Thanks, Justin. It will be great if we can add something like "patch-missing" as suffix to differentiate them from the regular registration.

justinlittman commented 2 years ago

Am I correct in assuming that this should respect embargo?

peterchanws commented 2 years ago

Yes.

justinlittman commented 2 years ago

I've re-audited the collections that failed the initial audit. https://docs.google.com/spreadsheets/d/1QRQMsuKp8PO19-oVRx9DbbO3FChUSZzSmr0wipQnNkw/edit#gid=0 has been updated with the results.

In addition, I have analyzed the reasons that WARCs might be missing. The following summarizes the results:

Preceded fetch start month (10 collections)

Collections in WRA are configured with a month/year to begin fetching. These AIT collections contain WARCs that precede the fetch start date.

Are there changes necessary to prevent this from happening?

Crawl spans month (3 collections)

The AIT crawl is configured to be performed at the end of the month; the WARC files are not stored until the next month. In these cases, the fetch happens after the crawl is performed but before the crawl is saved.

To avoid this, fetching should be performed late in the month instead of daily or there should be a minimum 1 month embargo.

Crawl created in one month but saved in next month (2 collections)

I don't fully understand the AIT functionality, but for some manual crawls it seems that performing the crawl is a separate step from saving the crawl. In these cases, the fetch happens after the crawl is performed but before the crawl is saved.
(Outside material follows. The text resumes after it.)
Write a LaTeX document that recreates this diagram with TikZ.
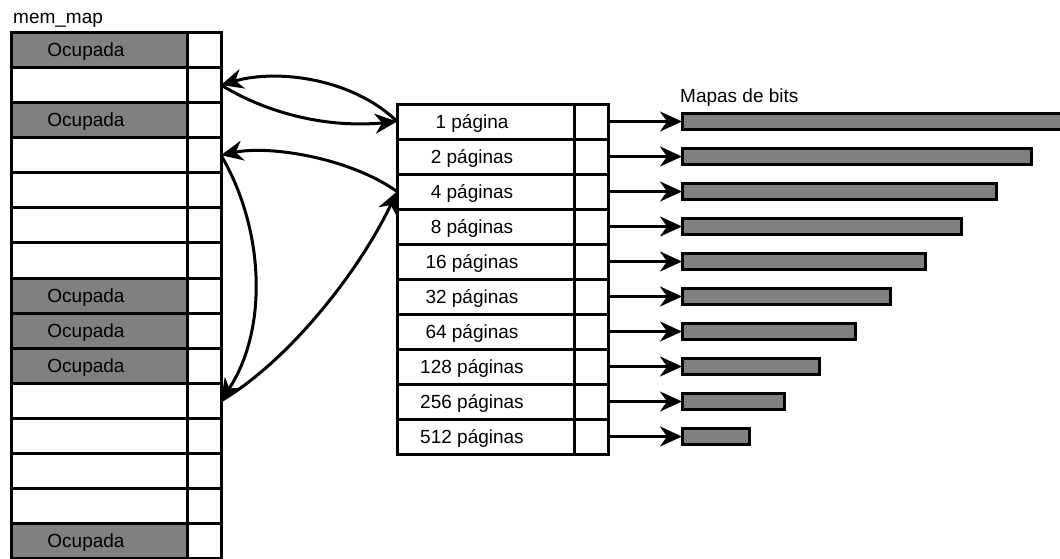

To avoid this, fetching should be performed late in the month instead of daily or there should be a minimum 1 month embargo.

Crawl item is in graveyard for unknown reasons (2 collections)

It is unclear what landed the item in the graveyard. These items do not include any WARCs.

arc.gz are unsupported by WRA (1 collection)

To address this, arc.gz support will need to be added in multiple code locations.

Unexplained (2 collections)

I was unable to determine the reason that the WARCs were omitted.

Single AIT collection is split between 2 SDR collections (1 collection)

edsu commented 2 years ago

It sounds like we may want to adjust the schedule to run fetches nearer the end of the month (the 28th) to avoid some of the issues you've identified here @justinlittman? Shall we create a separate issue for that?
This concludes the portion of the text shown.